A general comment is in order relative to tool selection. Slickline or downhole-memory logging tools have evolved to the point that multiple traces can be recorded on a single pass. This gives the ability to record traces from depth-control sensors, such as a collar locator and a gamma-ray tool, simultaneously with traces from production-logging sensors. The previously limited quality in depth control has therefore been eliminated. Furthermore, sample rates can be set sufficiently high (up to 5 samples per second) so that the tools produce traces with a quality equal to that from electric-line surveys. In fact, the newer sensors on slickline strings often provide better traces. A corresponding improvement in surface interrogation and processing hardware now makes it possible to prepare a log from a slickline string within a few hours after tool retrieval. Memory tools now have practically all the advantages of electric-line tools with the added potential for safer and less-expensive operation.
Despite the extensive nature of the tables, their primary function is to provide realistic information on the selection of logging tools for a particular environment and a specific problem. The tables cannot make the user proficient in the very important task of interpretation. Moreover, computer software cannot do this either; intervention by an expert analyst is still required to ensure correct interpretation. The user should not hesitate to seek such intervention, preferably from experts other than employees of the logging company involved.

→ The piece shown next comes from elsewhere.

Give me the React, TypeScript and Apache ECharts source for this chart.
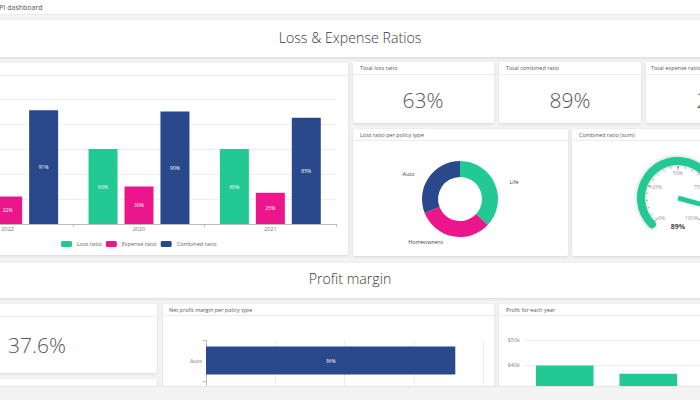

The two classification Tables A1 and A2 are used sequentially to navigate the extensive set of tables devoted to tool selection. Table A1 is used to select a category number best describing the type of well to be logged. This numeral is then entered in Table A2 and associated with the capital letter best describing the type of problem to be resolved. The resulting Index Number identifies one of the Tool-Selection Tables . This final table provides the user with the information necessary to plan and conduct the logging operation.
These guidance tables list recommended logging tools in order of general effectiveness, giving comments regarding procedures for tool use and indicating the normal features that should appear on the log traces. Each table is identified by an index code made up of a number and a capital letter, such as 2C. A specific index code is obtained through the use of Tables A1 and A2. Each tool-selection table deals with a particular problem area for a particular well configuration.